Si je prends la plume en ce lieu, c'est parce que Le Monde, en publiant dans ses colonnes la seule position partisane de Pierre Assouline - qui, dans cette affaire, joue sa réputation de biographe irréprochable -, me semble avoir commis plus qu'une imprudence : une erreur. Ce journal que nous aimons doit rester du côté de la lucidité, pas de la cécité.
Chose tout de même sidérante, le papier méprisant de Pierre Assouline a défendu sans gêne aucune... la réputation et l'honneur du bras droit de Pierre Laval que toute sa biographie complaisante excuse et célèbre. Situation paradoxale et inédite : ce sont d'ordinaire les descendants qui attaquent les biographes jugés excessivement sévères à l'égard de leur ancêtre, et non l'inverse !
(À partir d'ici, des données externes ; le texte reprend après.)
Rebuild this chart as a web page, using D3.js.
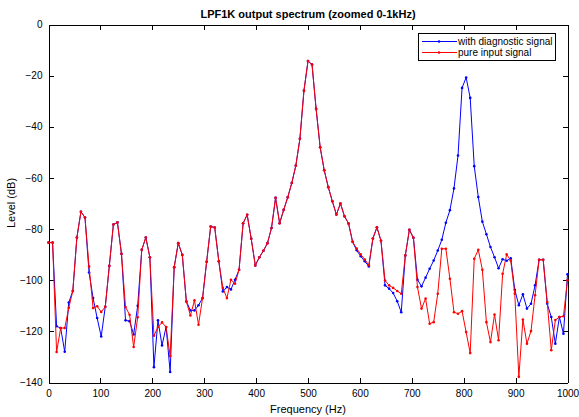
<!DOCTYPE html>
<html>
<head>
<meta charset="utf-8">
<script src="https://cdn.jsdelivr.net/npm/d3@7"></script>
<style>
  body { margin: 0; background: #fff; }
  svg { display: block; font-family: "Liberation Sans", Arial, sans-serif; }
</style>
</head>
<body>
<svg id="chart" width="579" height="417"></svg>
<script>
// FFT bins, 0..1000 Hz
const binHz = 7.8125;

// level (dB) per bin, with the diagnostic signal added
const diagLevels = [
  -85.3, -85.3, -118, -118.7, -128, -108.7, -104.2, -83.3, -73.2, -75.5,
  -97, -107, -114.8, -122, -110.4, -94.4, -78.2, -77.4, -89.7, -115.7,
  -116, -121.2, -110, -88.1, -83.3, -91, -134, -115.7, -125.5, -118.3,
  -135.9, -94.9, -85.5, -90.1, -108.3, -111.8, -111.8, -109.8, -107, -92.8,
  -79, -79.4, -92.6, -104.4, -102.7, -103.6, -99.8, -95.9, -77.7, -74.4,
  -83.8, -94.2, -91, -88.5, -85.5, -79.6, -67.8, -77.7, -72.5, -67.6,
  -62, -55.2, -44.7, -25.9, -14.3, -15.7, -33, -48, -57, -63.6,
  -69.1, -74.3, -70, -75, -77.8, -85, -88.3, -90.6, -92.6, -94.6,
  -83.7, -79.3, -84.6, -102, -103.3, -105, -108.2, -112.5, -90.3, -80.3,
  -83.4, -99.8, -102.4, -99, -95.5, -92.3, -88.4, -84.2, -77.5, -72.6,
  -64.1, -51.2, -24.8, -20.7, -28.7, -55.4, -67.5, -77.1, -82, -87,
  -91, -95.3, -91.8, -92.4, -91.4, -103.7, -109.8, -105.5, -111.1, -109.2,
  -102, -92, -92, -109.2, -114.4, -124.8, -114.4, -120.9, -97.7
];

// level (dB) per bin, pure input only
const pureLevels = [
  -85.3, -85.3, -128.1, -118.7, -118.7, -110.8, -104.2, -83.3, -73.2, -75.5,
  -94.6, -110.9, -110.2, -112.4, -110.4, -94.4, -78.2, -77.4, -89.7, -110.5,
  -113.5, -126.1, -114.5, -88.1, -83.3, -91, -121.7, -118.3, -116.5, -118.3,
  -129.7, -94.9, -85.5, -90.1, -108.3, -113.8, -107.9, -117.4, -107, -92.8,
  -79, -79.4, -92.6, -103, -107, -99.8, -101.4, -95.9, -77.7, -74.4,
  -83.8, -94.2, -91, -88.5, -85.5, -79.6, -67.8, -77.7, -72.5, -67.6,
  -62, -55.2, -44.7, -25.9, -14.3, -15.7, -33, -48, -57, -63.6,
  -69.1, -74.3, -70, -75, -77.8, -85, -87.6, -89.9, -91.9, -94.1,
  -83.7, -79.3, -84.6, -100.1, -102, -103, -104.2, -105.3, -90.3, -80.3,
  -83.4, -102.7, -111.1, -107.2, -117, -116.4, -105.3, -87.7, -87.7, -99.4,
  -112.5, -113.1, -112.1, -120.3, -128.5, -91.6, -88.1, -95.9, -116.4, -124.2,
  -113.4, -123.5, -97.5, -89.9, -92.3, -105.3, -137.8, -115.4, -124.8, -119.9,
  -105.9, -92, -92, -108.5, -127.4, -115.6, -114.4, -114.1, -100
];

const xTicks = [0, 100, 200, 300, 400, 500, 600, 700, 800, 900, 1000];
const yTicks = [-140, -120, -100, -80, -60, -40, -20, 0];
const seriesNames = ["with diagnostic signal", "pure input signal"];
const seriesColors = ["#0000ff", "#ff0000"];

const svg = d3.select("#chart");
svg.append("rect").attr("width", 579).attr("height", 417).attr("fill", "#fff");

let x = d3.scaleLinear().domain([0, 1000]).range([48.5, 567.5]);
let y = d3.scaleLinear().domain([-140, 0]).range([382.5, 24.5]);

// axes, MATLAB style ticks pointing inward
let xAxis = d3.axisBottom(x).tickValues(xTicks).tickFormat(d3.format("d"))
  .tickSizeInner(-5).tickSizeOuter(0).tickPadding(7);
let yAxis = d3.axisLeft(y).tickValues(yTicks).tickFormat(d3.format("d"))
  .tickSizeInner(-5).tickSizeOuter(0).tickPadding(6);

svg.append("g").attr("transform", "translate(0,382.5)").call(xAxis);
svg.append("g").attr("transform", "translate(48.5,0)").call(yAxis);
svg.append("g").attr("transform", "translate(0,24.5)")
  .call(d3.axisTop(x).tickValues(xTicks).tickSizeInner(-5).tickSizeOuter(0).tickFormat(""));
svg.append("g").attr("transform", "translate(567.5,0)")
  .call(d3.axisRight(y).tickValues(yTicks).tickSizeInner(-5).tickSizeOuter(0).tickFormat(""));

svg.selectAll(".domain, .tick line").attr("stroke", "#000").attr("shape-rendering", "crispEdges");
svg.selectAll(".tick text").attr("font-size", 10).attr("fill", "#000")
  .attr("font-family", "'Liberation Sans', Arial, sans-serif");

// spectra: blue first, red drawn over it
let line = d3.line().x((d, i) => x(i * binHz)).y(d => y(d));
[diagLevels, pureLevels].forEach((levels, s) => {
  svg.append("path")
    .attr("d", line(levels))
    .attr("fill", "none")
    .attr("stroke", seriesColors[s])
    .attr("stroke-width", 1);
  svg.append("g").selectAll("circle")
    .data(levels)
    .join("circle")
    .attr("cx", (d, i) => x(i * binHz))
    .attr("cy", d => y(d))
    .attr("r", 1.3)
    .attr("fill", seriesColors[s]);
});

// title and labels
svg.append("text").attr("x", 308).attr("y", 18).attr("text-anchor", "middle")
  .attr("font-size", 11).attr("font-weight", "bold")
  .text("LPF1K output spectrum (zoomed 0-1kHz)");
svg.append("text").attr("x", 308).attr("y", 413).attr("text-anchor", "middle")
  .attr("font-size", 11).text("Frequency (Hz)");
svg.append("text").attr("transform", "translate(15,203) rotate(-90)").attr("text-anchor", "middle")
  .attr("font-size", 11).text("Level (dB)");

// legend
let legend = svg.append("g");
legend.append("rect").attr("x", 418.5).attr("y", 33.5).attr("width", 137).attr("height", 27)
  .attr("fill", "#fff").attr("stroke", "#000").attr("shape-rendering", "crispEdges");
seriesNames.forEach((name, s) => {
  let ly = 41.5 + s * 11;
  legend.append("line").attr("x1", 422).attr("x2", 457).attr("y1", ly).attr("y2", ly)
    .attr("stroke", seriesColors[s]);
  legend.append("circle").attr("cx", 439).attr("cy", ly).attr("r", 1.3).attr("fill", seriesColors[s]);
  legend.append("text").attr("x", 458).attr("y", ly + 3.5).attr("font-size", 10).text(name);
});
</script>
</body>
</html>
Que Le Figaro ait dérapé au sujet de mon livre peut, malheureusement, se comprendre (je touchais à l'honorabilité de nos familles "si bien"...) ; même si - il faut le dire - je n'ai cessé de recevoir des appels d'hommes politiques de droite, gaullistes de coeur, parfaitement outrés que Le Figaro et surtout Le Figaro Magazine aient pu se laisser aller à de si déplaisantes fidélités.
J'écris aussi ces lignes dans Le Monde car je veux que la presse étrangère - dont les appels ironiques ont parfois blessé mon amour pour notre pays - comprenne que la France n'est pas un club d'éternels vichystes incapables de regarder leur passé en face. En publiant cette tribune sincère, un quotidien majeur démontre qu'il reste capable de faire entendre une voix déterminée à ne pas transmettre à ses enfants un héritage d'aveuglement, une voix consciente que le mensonge est toxique pour l'homme. La lucidité est liée à la vitalité.
Et qu'on me laisse le droit - comme à tout écrivain - de me battre avec ma mémoire. En affirmant haut et fort que l'accès au vrai passe aussi par la littérature et non par le seul chemin de la démarche historique orthodoxe.